Você é um entusiasta da internacionalização, mas ressalva que é um processo que pode não ter sucesso se mal conduzido. Que cuidado é necessário?
Bruno: Eu acho que o risco principal, que temos que evitar, é o risco da homogeneização.
O contato com o diferente é rico. E explorar essas complementariedades é importante. Agora, a internacionalização, quando feita de uma forma apressada, pode cair no risco de uma homogeneização que acaba tirando todo o valor que ela tem. Porque, por exemplo, podemos chegar num momento em que todos os cursos, do mundo inteiro, sejam dados em inglês. Imagine a pobreza.

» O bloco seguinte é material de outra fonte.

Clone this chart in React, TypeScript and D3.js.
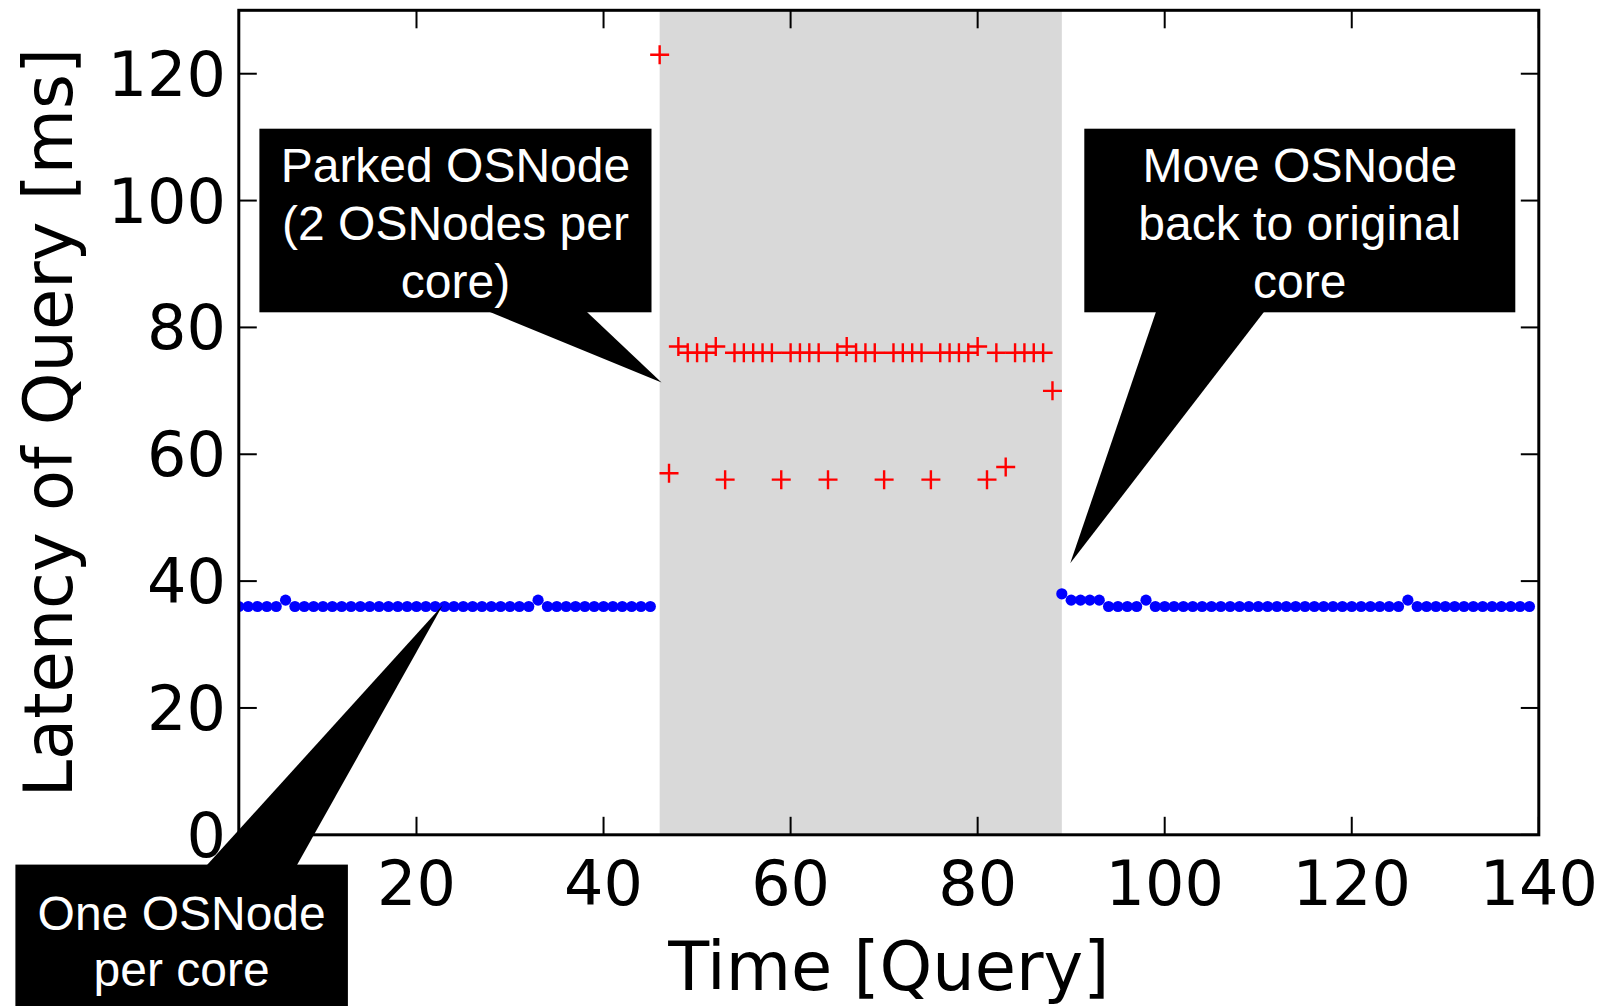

Do ponto de vista curricular, podemos aprender uns com os outros naquilo que fizer sentido para nós, do ponto de vista da grade curricular, das disciplinas oferecidas. Agora, um dos riscos, e é um risco efetivo, já acontece em alguns lugares do mundo, é a massificação dessa estrutura curricular. Temos na economia uma tendência, principalmente na economia ortodoxa, de usar, por exemplo, em macro e microeconomia, no mundo inteiro os mesmos livros, que são alguns livros escritos, normalmente, nos Estados Unidos.
Isso traz o ganho de que, quando temos essa circulação de alunos, eles leram os mesmos livros, mas isso, na minha opinião, é uma perda tremenda. A macroeconomia que é ensinada na Rússia é diferente da macro que é dada aqui no IE. Têm elementos comuns que são da teoria econômica, mas que devem ser aplicados aos Estados Unidos, ao Brasil, enfim, em qualquer lugar do mundo, com as suas especificidades. E eu digo isso não apenas para o IE, mas para a Unicamp e toda universidade de qualquer lugar do mundo.

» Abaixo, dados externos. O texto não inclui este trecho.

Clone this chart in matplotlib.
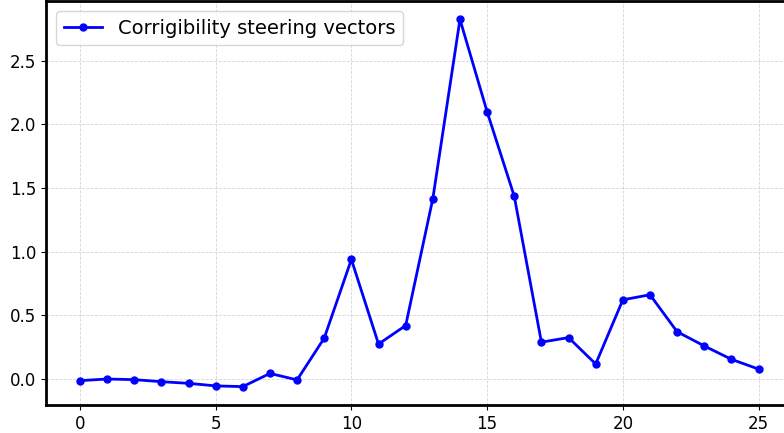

Mesmo as universidades em países periféricos muitas vezes já assimilaram o pensamento do mainstream. Não tem nada mais estranho que você ir do outro lado do mundo, numa universidade chinesa, para ouvir o pensamento do mainstream, dos Estados Unidos. O que é isso? Eu vim aqui não foi para ouvir isso, eu queria ouvir o que vocês estão criando como conhecimento aqui na China, não o que vocês estão reproduzindo dos Estados Unidos. Então temos que ter cuidado para estabelecer um diálogo franco no qual possamos ensinar e aprender.